== Data lines ==

*-*-*

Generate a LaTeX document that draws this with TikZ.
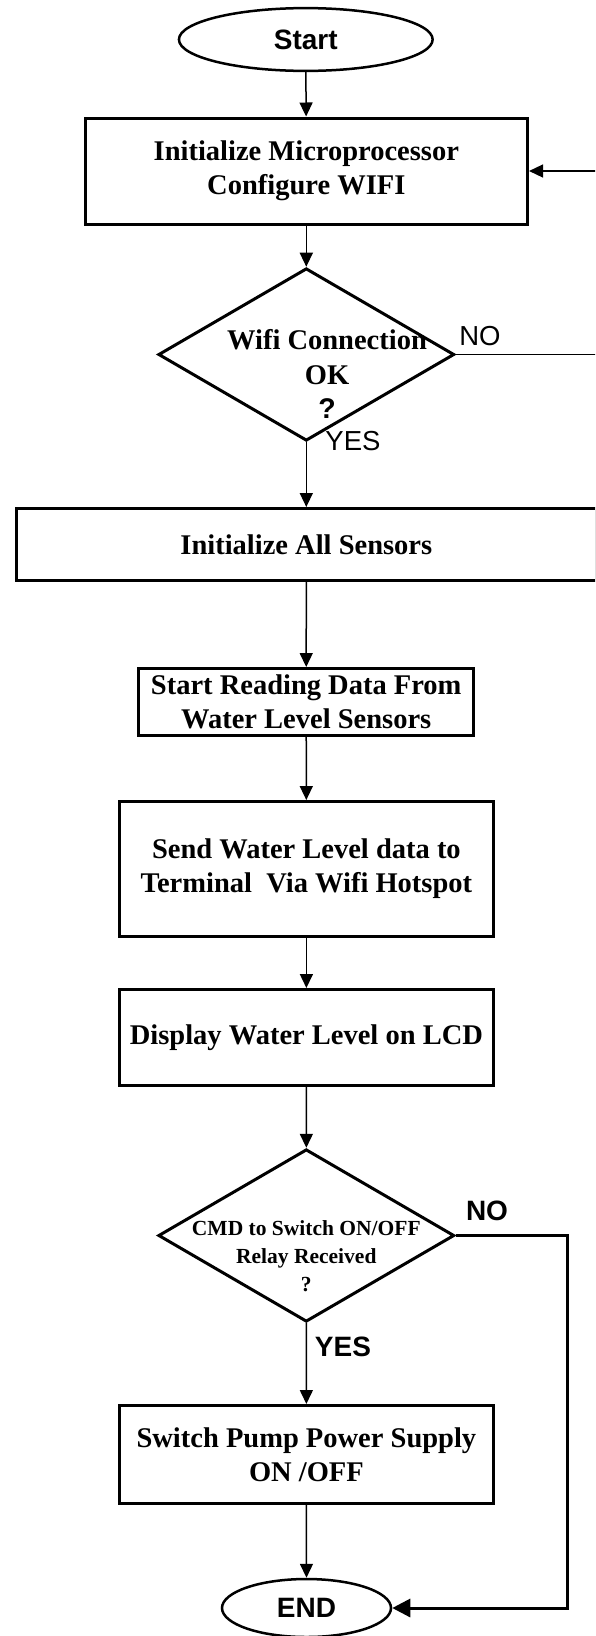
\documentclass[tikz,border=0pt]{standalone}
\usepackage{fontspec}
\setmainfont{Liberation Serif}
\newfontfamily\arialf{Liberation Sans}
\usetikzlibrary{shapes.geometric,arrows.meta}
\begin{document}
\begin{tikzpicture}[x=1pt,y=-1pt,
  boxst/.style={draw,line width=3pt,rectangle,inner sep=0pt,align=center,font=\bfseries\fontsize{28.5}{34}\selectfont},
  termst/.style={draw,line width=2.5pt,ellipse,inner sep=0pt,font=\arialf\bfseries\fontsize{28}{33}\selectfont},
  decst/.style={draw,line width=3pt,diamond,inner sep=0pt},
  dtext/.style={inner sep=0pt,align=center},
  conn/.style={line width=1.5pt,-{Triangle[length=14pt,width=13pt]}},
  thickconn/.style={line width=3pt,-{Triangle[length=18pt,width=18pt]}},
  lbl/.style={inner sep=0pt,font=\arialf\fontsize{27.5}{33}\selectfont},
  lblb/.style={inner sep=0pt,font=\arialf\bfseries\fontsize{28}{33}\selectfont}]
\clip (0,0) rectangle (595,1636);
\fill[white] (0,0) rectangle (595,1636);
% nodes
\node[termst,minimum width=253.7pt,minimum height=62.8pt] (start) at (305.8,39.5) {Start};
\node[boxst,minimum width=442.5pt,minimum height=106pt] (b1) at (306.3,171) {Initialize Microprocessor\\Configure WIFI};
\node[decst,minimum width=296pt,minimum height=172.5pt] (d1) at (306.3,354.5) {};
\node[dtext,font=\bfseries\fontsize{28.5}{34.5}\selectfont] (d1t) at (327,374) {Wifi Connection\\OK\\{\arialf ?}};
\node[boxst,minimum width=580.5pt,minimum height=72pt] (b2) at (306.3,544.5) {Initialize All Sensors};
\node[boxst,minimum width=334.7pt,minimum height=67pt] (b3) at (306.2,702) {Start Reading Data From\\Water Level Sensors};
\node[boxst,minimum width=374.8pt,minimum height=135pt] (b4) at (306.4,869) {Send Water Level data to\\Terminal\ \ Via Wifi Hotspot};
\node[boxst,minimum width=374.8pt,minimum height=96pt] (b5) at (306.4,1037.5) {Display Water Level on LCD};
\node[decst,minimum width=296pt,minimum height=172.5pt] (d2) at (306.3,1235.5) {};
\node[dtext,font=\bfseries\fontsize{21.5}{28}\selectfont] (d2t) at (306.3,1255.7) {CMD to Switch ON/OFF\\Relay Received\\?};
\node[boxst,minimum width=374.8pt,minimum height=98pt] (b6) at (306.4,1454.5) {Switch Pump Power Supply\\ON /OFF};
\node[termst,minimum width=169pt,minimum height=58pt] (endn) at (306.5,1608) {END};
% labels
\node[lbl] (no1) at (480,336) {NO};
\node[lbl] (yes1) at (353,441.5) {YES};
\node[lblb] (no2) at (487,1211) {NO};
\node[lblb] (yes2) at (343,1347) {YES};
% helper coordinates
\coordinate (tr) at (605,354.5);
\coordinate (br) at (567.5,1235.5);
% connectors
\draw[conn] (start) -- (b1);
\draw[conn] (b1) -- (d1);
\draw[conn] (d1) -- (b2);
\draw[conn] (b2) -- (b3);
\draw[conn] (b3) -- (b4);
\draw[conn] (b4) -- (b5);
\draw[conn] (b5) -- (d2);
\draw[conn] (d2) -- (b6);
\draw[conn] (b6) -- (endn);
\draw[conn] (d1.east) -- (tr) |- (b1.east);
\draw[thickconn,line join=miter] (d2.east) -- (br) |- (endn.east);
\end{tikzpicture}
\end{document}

*-*-*

== What you should do ==
Make an exact copy of the data above, pictures excluded.

== Answer for this exercise ==
Generate a LaTeX document that draws this with TikZ.
\documentclass[tikz,border=0pt]{standalone}
\usepackage{fontspec}
\setmainfont{Liberation Serif}
\newfontfamily\arialf{Liberation Sans}
\usetikzlibrary{shapes.geometric,arrows.meta}
\begin{document}
\begin{tikzpicture}[x=1pt,y=-1pt,
  boxst/.style={draw,line width=3pt,rectangle,inner sep=0pt,align=center,font=\bfseries\fontsize{28.5}{34}\selectfont},
  termst/.style={draw,line width=2.5pt,ellipse,inner sep=0pt,font=\arialf\bfseries\fontsize{28}{33}\selectfont},
  decst/.style={draw,line width=3pt,diamond,inner sep=0pt},
  dtext/.style={inner sep=0pt,align=center},
  conn/.style={line width=1.5pt,-{Triangle[length=14pt,width=13pt]}},
  thickconn/.style={line width=3pt,-{Triangle[length=18pt,width=18pt]}},
  lbl/.style={inner sep=0pt,font=\arialf\fontsize{27.5}{33}\selectfont},
  lblb/.style={inner sep=0pt,font=\arialf\bfseries\fontsize{28}{33}\selectfont}]
\clip (0,0) rectangle (595,1636);
\fill[white] (0,0) rectangle (595,1636);
% nodes
\node[termst,minimum width=253.7pt,minimum height=62.8pt] (start) at (305.8,39.5) {Start};
\node[boxst,minimum width=442.5pt,minimum height=106pt] (b1) at (306.3,171) {Initialize Microprocessor\\Configure WIFI};
\node[decst,minimum width=296pt,minimum height=172.5pt] (d1) at (306.3,354.5) {};
\node[dtext,font=\bfseries\fontsize{28.5}{34.5}\selectfont] (d1t) at (327,374) {Wifi Connection\\OK\\{\arialf ?}};
\node[boxst,minimum width=580.5pt,minimum height=72pt] (b2) at (306.3,544.5) {Initialize All Sensors};
\node[boxst,minimum width=334.7pt,minimum height=67pt] (b3) at (306.2,702) {Start Reading Data From\\Water Level Sensors};
\node[boxst,minimum width=374.8pt,minimum height=135pt] (b4) at (306.4,869) {Send Water Level data to\\Terminal\ \ Via Wifi Hotspot};
\node[boxst,minimum width=374.8pt,minimum height=96pt] (b5) at (306.4,1037.5) {Display Water Level on LCD};
\node[decst,minimum width=296pt,minimum height=172.5pt] (d2) at (306.3,1235.5) {};
\node[dtext,font=\bfseries\fontsize{21.5}{28}\selectfont] (d2t) at (306.3,1255.7) {CMD to Switch ON/OFF\\Relay Received\\?};
\node[boxst,minimum width=374.8pt,minimum height=98pt] (b6) at (306.4,1454.5) {Switch Pump Power Supply\\ON /OFF};
\node[termst,minimum width=169pt,minimum height=58pt] (endn) at (306.5,1608) {END};
% labels
\node[lbl] (no1) at (480,336) {NO};
\node[lbl] (yes1) at (353,441.5) {YES};
\node[lblb] (no2) at (487,1211) {NO};
\node[lblb] (yes2) at (343,1347) {YES};
% helper coordinates
\coordinate (tr) at (605,354.5);
\coordinate (br) at (567.5,1235.5);
% connectors
\draw[conn] (start) -- (b1);
\draw[conn] (b1) -- (d1);
\draw[conn] (d1) -- (b2);
\draw[conn] (b2) -- (b3);
\draw[conn] (b3) -- (b4);
\draw[conn] (b4) -- (b5);
\draw[conn] (b5) -- (d2);
\draw[conn] (d2) -- (b6);
\draw[conn] (b6) -- (endn);
\draw[conn] (d1.east) -- (tr) |- (b1.east);
\draw[thickconn,line join=miter] (d2.east) -- (br) |- (endn.east);
\end{tikzpicture}
\end{document}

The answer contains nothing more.